One-hour flight and I’m captain
Like Jason I’ma Take Manhattan
Each ceremony and every seminar
On LMR I’m hard, you’re gonna get scarred
I run a dead pool, every rapper dread this
Boys be painin’ at the namin’ of the dead list
or the red list, the bloodshed fest
Fist to fist on the mic – you’re left headless
They broke into the vault of Capone
didn’t find jack, so they all went home
My vault could never be opened, I locked it
Punks be scopin’ and hopin’ to pop it
’89 is mine, you can’t stop it
Are you ready for the drop?
(Yeah!)
Then drop it!”
While featuring dense drum programming as well, other tracks cater less directly to the dancefloor. “I’m Showin’ You” uses Roger’s “So Ruff, So Tuff” as Wes targets competition, accusing them of biting and abusing them verbally:
“Dope hit after hit
Bust lip after lip
Bitch lick after lick
[…]
Caught in the rapture – capture
Roundhouse in the mouth, your speech I will fracture
[…]
Nowadays nobody wants to battle me
They just saddle me, sit back and straddle me
Ask me for forgiveness, I ain’t forgettin’ it
Y’all rode my rhythm and now you’re bowleggin’ it
[…]
I was the first, all my records you thirst
You jabberjaws on my draws since the day of my birth”
But Maes also gives valuable advice about rappers who sound good on record but disappoint in person and about finding “your own style of rap” to “break away from the pack before you’re trapped.” “The Mic’s My Piece” presents the mic-wielder as a gunslinger over the drum machine-enhanced b-boy favorite “The Mexican,” the track erupting in a hook boasting Ice-T and Rakim samples, DJ LTD cutting and gunshots. Obviously the theme is strictly metaphorical as Fresh-Wes has ample means and reasons to depict himself as a hip-hop outlaw:
“How can one so low try to obtain my status
don’t they know how long I’ve been at this?
Call me a new jack, that’s a diss
New jacks don’t rock like this
That’s absurd to me, don’t say a word to me
I’m from T-O, that’s why you don’t heard of me
yesterday, but now you’re listenin’
cause I’m explodin’ like nitroglycerine
If I was from New York I know
you woulda rocked to my rhythm five years ago
I had to try a little harder than the average
just to get a break, but now I’m doin’ damage”

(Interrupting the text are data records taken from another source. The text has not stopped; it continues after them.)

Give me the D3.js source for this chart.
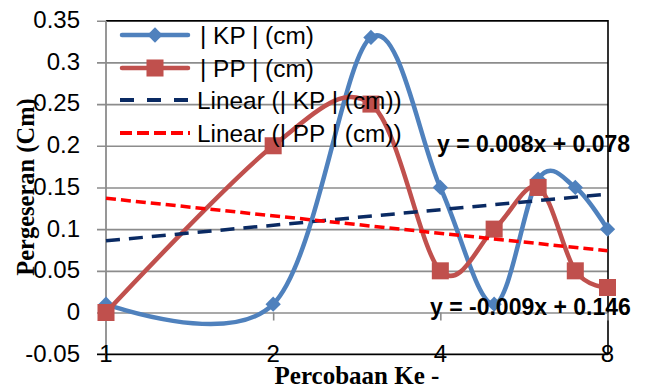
<!DOCTYPE html>
<html>
<head>
<meta charset="utf-8">
<script src="https://cdn.jsdelivr.net/npm/d3@7"></script>
<style>
  html, body { margin: 0; padding: 0; background: #fff; }
  svg { display: block; }
</style>
</head>
<body>
<svg id="chart" width="648" height="392"></svg>
<script>
// Trial number (Percobaan Ke-) and measured displacement in cm
const trials = [1, 2, 3, 4, 5, 6, 7, 8];
const kpValues = [0.01, 0.01, 0.33, 0.15, 0.01, 0.16, 0.15, 0.10];
const ppValues = [0.00, 0.20, 0.25, 0.05, 0.10, 0.15, 0.05, 0.03];
// Linear trend coefficients: [slope, intercept]
const kpTrend = [0.008, 0.078];
const ppTrend = [-0.009, 0.146];
const yTicks = [-0.05, 0, 0.05, 0.1, 0.15, 0.2, 0.25, 0.3, 0.35];
const yTickLabels = ["-0.05", "0", "0.05", "0.1", "0.15", "0.2", "0.25", "0.3", "0.35"];
const xTicks = [1, 2, 4, 8];
const seriesNames = ["| KP | (cm)", "| PP | (cm)", "Linear (| KP | (cm))", "Linear (| PP | (cm))"];
const equationLabels = ["y = 0.008x + 0.078", "y = -0.009x + 0.146"];

const svg = d3.select("#chart");
const plotL = 106, plotR = 608, plotT = 20.7, plotB = 354.2;

const x = d3.scaleLog().base(2).domain([1, 8]).range([plotL, plotR - 0.5]);
const y = d3.scaleLinear().domain([-0.05, 0.35]).range([plotB, plotT]);

const BLUE = "#4F81BD", RED = "#C0504D", NAVY = "#0A2A63", TRED = "#FF0000";
const GRID = "#8C8C8C";
const sansFont = "'Liberation Sans', Arial, sans-serif";
const serifFont = "'Liberation Serif', 'Times New Roman', serif";

// Horizontal gridlines with outside tick marks
const yAxis = d3.axisLeft(y).tickValues(yTicks).tickSize(-(plotR - plotL)).tickPadding(0).tickFormat(() => "");
const gy = svg.append("g").attr("transform", `translate(${plotL},0)`).call(yAxis);
gy.select(".domain").remove();
gy.selectAll(".tick line")
  .attr("x1", -9)
  .attr("stroke", GRID).attr("stroke-width", 1.6);

// Y tick labels
svg.append("g").selectAll("text").data(yTicks).join("text")
  .attr("x", 80).attr("y", d => y(d) - 1)
  .attr("dy", "0.35em")
  .attr("text-anchor", "end")
  .attr("font-family", sansFont).attr("font-size", 24).attr("fill", "#000")
  .text((d, i) => yTickLabels[i]);

// Plot frame: black top, right and bottom edges
svg.append("path")
  .attr("d", `M${plotL},${plotT}H${plotR}V${plotB}H${plotL - 9}`)
  .attr("fill", "none").attr("stroke", "#000").attr("stroke-width", 1.6);

// Vertical value axis line
svg.append("line")
  .attr("x1", plotL).attr("x2", plotL).attr("y1", plotT).attr("y2", plotB + 4)
  .attr("stroke", GRID).attr("stroke-width", 1.8);

// Category axis ticks crossing at zero
const xAxis = d3.axisBottom(x).tickValues(xTicks).tickSize(8).tickFormat(() => "");
const gx = svg.append("g").attr("transform", `translate(0,${y(0)})`).call(xAxis);
gx.select(".domain").remove();
gx.selectAll(".tick line").attr("stroke", GRID).attr("stroke-width", 1.6);

// X tick labels at the bottom edge
svg.append("g").selectAll("text").data(xTicks).join("text")
  .attr("x", d => x(d)).attr("y", 362)
  .attr("text-anchor", "middle")
  .attr("font-family", sansFont).attr("font-size", 24).attr("fill", "#000")
  .text(d => d);

// Smoothed series lines
const line = d3.line()
  .x(d => x(d[0])).y(d => y(d[1]))
  .curve(d3.curveCardinal.tension(0));

const kpPts = trials.map((t, i) => [t, kpValues[i]]);
const ppPts = trials.map((t, i) => [t, ppValues[i]]);

const diamond = d3.symbol().type(d3.symbolDiamond2).size(150);
const square = d3.symbol().type(d3.symbolSquare).size(290);

function drawSeries(pts, color, sym) {
  svg.append("path").datum(pts)
    .attr("d", line)
    .attr("fill", "none").attr("stroke", color)
    .attr("stroke-width", 4.5).attr("stroke-linejoin", "round").attr("stroke-linecap", "round");
  svg.append("g").selectAll("path").data(pts).join("path")
    .attr("transform", d => `translate(${x(d[0])},${y(d[1])})`)
    .attr("d", sym).attr("fill", color);
}
drawSeries(kpPts, BLUE, diamond);
drawSeries(ppPts, RED, square);

// Linear trendlines
function drawTrend(coef, color, dash) {
  const ends = [trials[0], trials[trials.length - 1]].map(t => [t, coef[0] * t + coef[1]]);
  svg.append("path").datum(ends)
    .attr("d", d3.line().x(d => x(d[0])).y(d => y(d[1])))
    .attr("fill", "none").attr("stroke", color).attr("stroke-width", 3.5)
    .attr("stroke-dasharray", dash);
}
drawTrend(kpTrend, NAVY, "14,9");
drawTrend(ppTrend, TRED, "10,5");

// Trendline equations
svg.append("text").attr("x", 437).attr("y", 152)
  .attr("font-family", sansFont).attr("font-weight", "bold").attr("font-size", 23)
  .text(equationLabels[0]);
svg.append("text").attr("x", 430).attr("y", 315)
  .attr("font-family", sansFont).attr("font-weight", "bold").attr("font-size", 23)
  .text(equationLabels[1]);

// Axis titles
svg.append("text")
  .attr("transform", "translate(34,187) rotate(-90)")
  .attr("text-anchor", "middle")
  .attr("font-family", serifFont).attr("font-weight", "bold").attr("font-size", 24.5)
  .text("Pergeseran (Cm)");
svg.append("text")
  .attr("x", 357).attr("y", 384)
  .attr("text-anchor", "middle")
  .attr("font-family", serifFont).attr("font-weight", "bold").attr("font-size", 25)
  .text("Percobaan Ke -");

// Legend
const legend = svg.append("g");
const rowY = [35, 68, 100, 133];
const legendStyles = [
  { color: BLUE, dash: null, width: 4.5, sym: diamond },
  { color: RED, dash: null, width: 4.5, sym: square },
  { color: NAVY, dash: "14,13", width: 4, sym: null },
  { color: TRED, dash: "12,5", width: 4, sym: null }
];
seriesNames.forEach((name, i) => {
  const s = legendStyles[i];
  legend.append("line")
    .attr("x1", s.dash ? 120 : 122).attr("x2", s.dash ? 190 : 188)
    .attr("y1", rowY[i]).attr("y2", rowY[i])
    .attr("stroke", s.color).attr("stroke-width", s.width)
    .attr("stroke-linecap", s.dash ? "butt" : "round")
    .attr("stroke-dasharray", s.dash);
  if (s.sym) {
    legend.append("path")
      .attr("transform", `translate(155,${rowY[i]})`)
      .attr("d", s.sym).attr("fill", s.color);
  }
  legend.append("text")
    .attr("x", i < 2 ? 200 : 197).attr("y", rowY[i])
    .attr("dy", "0.35em")
    .attr("font-family", sansFont).attr("font-size", 24.4)
    .text(name);
});
</script>
</body>
</html>
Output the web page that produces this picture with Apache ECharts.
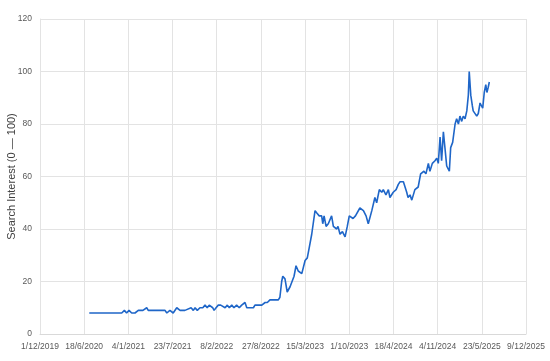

With the exception of the ballad “Private Symphony,” there is a stylistic similarity beween the tracks that begins to wear on the listener and the rapper himself, who sounds exhausted by the time “The Maestro” and “Tear it Up” come up, although the former makes you take notice of socio-political undertones (foreshadowing 1991’s “Nothin’ at All”) and the latter is a succint hardcore joint laced with quick-fire lines. But outside of the two singles, the album’s structure is often fragile, such as on the sports-themed “Untouchable,” a makeshift arrangement of a synthetic bass and a toned down James Brown break under which Fresh-Wes’s haphazard house of rhymes eventually collapses. He also makes analogies to the world of art (Van Gogh and Mona Lisa) that couldn’t be more nonsensical. And yet Maestro Fresh-Wes maintains a distinguished aura, remaining confident and commanding even across an aggressive rhetoric that includes more cuss and n words than comparable releases. There’s also room for lighter moments like (the elaborate but insufficiently executed) DJ track “LTD’s on the Wheel(s) of Fortune” and “Just Swingin’,” a duet with his former partner in rhyme Ebony, where Maes’ adds an x-rated note to ’80s storytelling.
When recording “Symphony in Effect,” Fresh-Wes was content being “the undisputed number one MC,” although he suspected he “may never win a Juno.” In 1990, “Backbone” was nominated for Dance Single of the Year, and by 1991 Maestro’s success had prompted the Canadian Academy of Recording Arts and Sciences to create a category for rap music at Canada’s Music Awards, nominate him five times and hand him two Junos, one for Rap Recording of the Year. Next to a total of 12 Juno nominations, Wesley Williams would go on to collect several other awards honoring his achievements and was chosen for the Scarborough Walk of Fame in 2006. Thanks to his debut, he holds the distinction of being the first Canadian rap artist to go gold (single/album) and platinum (album). “No rock star can touch this poetry,” he added after acknowledging his slim chances to be accepted by the mainstream, but when years later “Let Your Backbone Slide” was the only rap song featured on a 4-CD ‘Vital Collection Of Canadian Music’ celebrating the 25th anniversary of the Junos, it was evident that the man had achieved something befitting of a true musical maestro.